The video was created by long-term collaborators Jess and Oli, aka Clumsy Bodies—an LGTBQIA art collective who work closely with the band on much of their visual output—and utilises screen capture and social media to create an immersive world-within-a-digital-world.

Commenting on the themes behind the video, Jess says: “The video mainly looks at pranks through the lens of kinship: that those who prank together are willing to lay their bodies on their line for the prank, but they all have each others backs during it. There’s also a darker side to pranks that Oli (Clumsy Bodies co-parent) brought up: that pranks—particularly those that do untold physical damage—are acts of public self-harm hidden in plain sight. Kids hurt themselves by accident, and we watch. We let the song narrate this particular aspect.

“I’ve wanted to shoot something purely on screens for a while now, and it seemed to fit Young American. Our lives are curated by social media, so it felt more natural to document this story through these screens. However, we underestimated how demanding this made production, particularly as we wanted all the footage to be real. We often feel cheated by screen replacements in films and tv shows. It’s hard to artificially replicate that blue glow laptop screens bathe our faces in; a glow that feels as natural to see on our cheeks as blushing.”
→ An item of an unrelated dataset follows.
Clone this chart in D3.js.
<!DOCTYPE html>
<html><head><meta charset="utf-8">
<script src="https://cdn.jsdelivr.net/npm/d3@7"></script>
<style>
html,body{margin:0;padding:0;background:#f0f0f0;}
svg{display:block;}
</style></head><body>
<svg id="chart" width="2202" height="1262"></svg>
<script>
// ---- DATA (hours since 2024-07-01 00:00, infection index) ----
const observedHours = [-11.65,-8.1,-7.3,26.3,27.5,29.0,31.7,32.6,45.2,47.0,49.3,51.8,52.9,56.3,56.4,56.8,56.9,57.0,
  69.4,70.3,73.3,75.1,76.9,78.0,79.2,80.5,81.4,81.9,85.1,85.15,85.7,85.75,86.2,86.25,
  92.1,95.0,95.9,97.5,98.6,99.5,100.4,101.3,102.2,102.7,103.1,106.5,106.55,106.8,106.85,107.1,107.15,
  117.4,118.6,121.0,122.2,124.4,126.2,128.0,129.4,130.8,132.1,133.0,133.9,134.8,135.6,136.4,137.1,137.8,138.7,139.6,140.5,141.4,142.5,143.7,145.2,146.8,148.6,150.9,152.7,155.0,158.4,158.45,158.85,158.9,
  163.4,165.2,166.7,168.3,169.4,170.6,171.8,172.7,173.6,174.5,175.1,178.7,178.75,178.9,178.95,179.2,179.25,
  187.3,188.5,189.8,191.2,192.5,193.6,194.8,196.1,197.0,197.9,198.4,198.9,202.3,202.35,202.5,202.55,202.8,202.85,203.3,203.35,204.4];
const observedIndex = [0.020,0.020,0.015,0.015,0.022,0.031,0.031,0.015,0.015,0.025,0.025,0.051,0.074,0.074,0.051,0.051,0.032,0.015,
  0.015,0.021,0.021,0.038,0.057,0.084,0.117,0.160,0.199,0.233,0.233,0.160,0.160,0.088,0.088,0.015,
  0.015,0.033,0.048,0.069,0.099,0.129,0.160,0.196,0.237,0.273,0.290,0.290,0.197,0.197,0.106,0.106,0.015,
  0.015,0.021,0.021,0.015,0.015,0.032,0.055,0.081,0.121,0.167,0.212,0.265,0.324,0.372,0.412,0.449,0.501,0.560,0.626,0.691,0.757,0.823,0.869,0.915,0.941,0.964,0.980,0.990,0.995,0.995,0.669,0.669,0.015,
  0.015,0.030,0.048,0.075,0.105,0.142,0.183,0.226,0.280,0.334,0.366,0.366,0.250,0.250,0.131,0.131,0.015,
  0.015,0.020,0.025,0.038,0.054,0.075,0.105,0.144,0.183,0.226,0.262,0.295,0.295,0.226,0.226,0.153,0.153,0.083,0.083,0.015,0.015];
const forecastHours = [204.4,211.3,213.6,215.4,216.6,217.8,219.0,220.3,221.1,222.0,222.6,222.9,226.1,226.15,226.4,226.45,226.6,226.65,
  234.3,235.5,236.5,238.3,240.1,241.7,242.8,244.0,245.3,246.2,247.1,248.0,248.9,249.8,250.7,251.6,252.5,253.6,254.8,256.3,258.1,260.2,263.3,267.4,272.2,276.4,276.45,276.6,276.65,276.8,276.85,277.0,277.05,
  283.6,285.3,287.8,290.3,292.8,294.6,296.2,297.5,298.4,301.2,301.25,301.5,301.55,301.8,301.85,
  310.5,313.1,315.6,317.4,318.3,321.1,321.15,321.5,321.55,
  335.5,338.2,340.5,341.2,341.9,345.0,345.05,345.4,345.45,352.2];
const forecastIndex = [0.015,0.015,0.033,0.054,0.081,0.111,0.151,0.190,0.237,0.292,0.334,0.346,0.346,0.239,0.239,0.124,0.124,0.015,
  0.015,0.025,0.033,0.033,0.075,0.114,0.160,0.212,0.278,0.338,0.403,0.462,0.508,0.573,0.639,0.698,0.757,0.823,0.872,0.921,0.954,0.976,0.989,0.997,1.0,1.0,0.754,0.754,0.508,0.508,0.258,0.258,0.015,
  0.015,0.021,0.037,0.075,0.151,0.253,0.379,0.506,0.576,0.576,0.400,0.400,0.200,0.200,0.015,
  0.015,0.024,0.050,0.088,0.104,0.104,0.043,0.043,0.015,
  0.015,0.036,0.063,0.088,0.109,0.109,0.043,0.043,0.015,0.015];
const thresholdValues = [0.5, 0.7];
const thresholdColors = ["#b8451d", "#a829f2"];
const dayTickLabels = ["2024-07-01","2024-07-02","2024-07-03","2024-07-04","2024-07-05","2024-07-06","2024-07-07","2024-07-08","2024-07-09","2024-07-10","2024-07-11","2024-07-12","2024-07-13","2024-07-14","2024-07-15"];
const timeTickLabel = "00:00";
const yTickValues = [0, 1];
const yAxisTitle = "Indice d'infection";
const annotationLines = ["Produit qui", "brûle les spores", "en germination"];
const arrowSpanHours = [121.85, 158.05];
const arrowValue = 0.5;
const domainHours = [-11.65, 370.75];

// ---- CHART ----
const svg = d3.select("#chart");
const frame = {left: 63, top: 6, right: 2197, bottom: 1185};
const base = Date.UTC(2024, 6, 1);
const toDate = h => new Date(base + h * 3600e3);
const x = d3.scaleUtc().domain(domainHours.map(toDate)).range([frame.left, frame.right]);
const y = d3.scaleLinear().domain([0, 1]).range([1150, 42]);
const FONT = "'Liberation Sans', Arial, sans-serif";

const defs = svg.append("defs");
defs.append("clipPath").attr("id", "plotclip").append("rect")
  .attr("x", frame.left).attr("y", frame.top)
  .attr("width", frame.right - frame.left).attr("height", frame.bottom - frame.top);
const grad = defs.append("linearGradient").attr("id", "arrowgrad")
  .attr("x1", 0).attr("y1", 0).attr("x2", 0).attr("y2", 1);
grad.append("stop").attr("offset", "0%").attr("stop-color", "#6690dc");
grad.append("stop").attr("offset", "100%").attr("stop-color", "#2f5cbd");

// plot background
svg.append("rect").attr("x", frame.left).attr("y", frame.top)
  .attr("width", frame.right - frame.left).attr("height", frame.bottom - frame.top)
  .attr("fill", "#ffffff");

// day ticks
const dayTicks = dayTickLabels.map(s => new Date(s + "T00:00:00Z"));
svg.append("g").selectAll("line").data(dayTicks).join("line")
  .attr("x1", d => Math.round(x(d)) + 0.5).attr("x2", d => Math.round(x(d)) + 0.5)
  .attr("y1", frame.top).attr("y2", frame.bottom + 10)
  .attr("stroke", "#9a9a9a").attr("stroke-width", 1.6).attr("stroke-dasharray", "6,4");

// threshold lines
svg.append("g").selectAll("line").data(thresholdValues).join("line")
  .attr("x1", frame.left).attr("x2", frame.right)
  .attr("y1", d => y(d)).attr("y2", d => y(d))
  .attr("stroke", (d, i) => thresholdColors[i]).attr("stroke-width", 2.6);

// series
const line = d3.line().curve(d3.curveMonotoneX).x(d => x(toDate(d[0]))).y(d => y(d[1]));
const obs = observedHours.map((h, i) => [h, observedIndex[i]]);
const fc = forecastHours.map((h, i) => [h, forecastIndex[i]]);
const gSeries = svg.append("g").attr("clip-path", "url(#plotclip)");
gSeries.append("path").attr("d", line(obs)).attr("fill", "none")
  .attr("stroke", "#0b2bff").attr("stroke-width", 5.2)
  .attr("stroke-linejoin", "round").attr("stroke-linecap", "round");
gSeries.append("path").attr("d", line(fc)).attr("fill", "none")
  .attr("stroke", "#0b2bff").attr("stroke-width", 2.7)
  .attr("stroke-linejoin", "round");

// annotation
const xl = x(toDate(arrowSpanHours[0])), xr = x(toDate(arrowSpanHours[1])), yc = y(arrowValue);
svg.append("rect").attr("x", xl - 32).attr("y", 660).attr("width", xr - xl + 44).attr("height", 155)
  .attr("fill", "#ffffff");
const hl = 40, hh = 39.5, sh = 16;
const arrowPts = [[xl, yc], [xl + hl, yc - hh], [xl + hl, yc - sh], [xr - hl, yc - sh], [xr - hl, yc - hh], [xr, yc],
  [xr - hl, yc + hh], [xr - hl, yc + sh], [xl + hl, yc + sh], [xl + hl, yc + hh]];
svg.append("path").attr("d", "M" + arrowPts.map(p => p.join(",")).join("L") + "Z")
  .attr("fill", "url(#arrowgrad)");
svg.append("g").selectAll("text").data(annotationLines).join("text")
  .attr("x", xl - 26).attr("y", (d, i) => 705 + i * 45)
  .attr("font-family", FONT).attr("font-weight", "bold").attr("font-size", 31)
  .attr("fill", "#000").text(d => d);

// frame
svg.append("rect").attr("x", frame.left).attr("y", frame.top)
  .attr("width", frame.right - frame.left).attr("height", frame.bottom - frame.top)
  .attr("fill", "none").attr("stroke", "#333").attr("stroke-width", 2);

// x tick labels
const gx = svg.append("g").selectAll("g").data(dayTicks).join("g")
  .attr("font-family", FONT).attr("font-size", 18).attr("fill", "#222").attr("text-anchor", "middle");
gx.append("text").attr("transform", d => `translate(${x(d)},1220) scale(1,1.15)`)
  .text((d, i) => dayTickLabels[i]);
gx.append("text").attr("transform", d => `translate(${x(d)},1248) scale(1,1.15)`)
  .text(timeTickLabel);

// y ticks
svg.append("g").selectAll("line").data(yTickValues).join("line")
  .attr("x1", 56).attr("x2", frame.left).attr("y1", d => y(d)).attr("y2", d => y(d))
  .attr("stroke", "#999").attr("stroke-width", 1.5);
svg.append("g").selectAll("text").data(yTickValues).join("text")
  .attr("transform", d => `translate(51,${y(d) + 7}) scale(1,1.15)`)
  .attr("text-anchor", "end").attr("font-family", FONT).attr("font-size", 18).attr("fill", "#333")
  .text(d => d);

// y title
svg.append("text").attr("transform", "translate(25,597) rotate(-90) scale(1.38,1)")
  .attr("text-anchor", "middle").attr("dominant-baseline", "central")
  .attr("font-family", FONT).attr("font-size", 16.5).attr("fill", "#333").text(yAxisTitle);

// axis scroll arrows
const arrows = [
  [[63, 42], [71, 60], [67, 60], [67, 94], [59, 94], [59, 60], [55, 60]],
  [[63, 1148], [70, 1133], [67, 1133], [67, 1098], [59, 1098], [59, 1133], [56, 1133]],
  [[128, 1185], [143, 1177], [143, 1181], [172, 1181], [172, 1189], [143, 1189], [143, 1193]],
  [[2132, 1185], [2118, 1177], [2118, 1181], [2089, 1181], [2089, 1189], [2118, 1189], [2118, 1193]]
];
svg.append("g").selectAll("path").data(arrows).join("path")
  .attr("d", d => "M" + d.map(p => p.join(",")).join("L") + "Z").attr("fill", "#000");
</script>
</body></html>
For authenticity, the pair set up fake Instagram accounts, email accounts, and filmed actual videos both on the wristwatch YouTube account and for horndog (that are all open to the public to watch, if you can find them). The incoming texts and facetime calls were made out of shot so it was all happening live, making screen-recording the video a sort of dance—each closed tab or moment a text would come in was choreographed and rehearsed ad nauseam.

“What I found fun,” continues Jess, “or at least, by my definition of fun—was using Google maps to depict first person perspective. We took the protagonist on a virtual American road trip via google maps, particularly looking at the artifices Americana leaves behind, such as the massive cowboy boots in Texas. There was something distancing about it when contrasted with the actual surroundings the protagonist found themselves in, like a disused football ground in South London. It’s a kind of distance that forces this great divide between what we have, and what we are told we can have. That even on the edge of it, with our arms stretched, we cannot touch. But, exhausted, we leave our arms dangling, willing the gap to close. So, yeah, we’re all Americans now.”

Co-creator Oli adds: “We were also thinking about the resignation we seem to face with rejections, that dreams are crushed in an onslaught of emails in a way that grinds down your drive. We wanted to take the way that people are brought up on competition and counter that with figures that are persevering with belief in each other, openness and support.”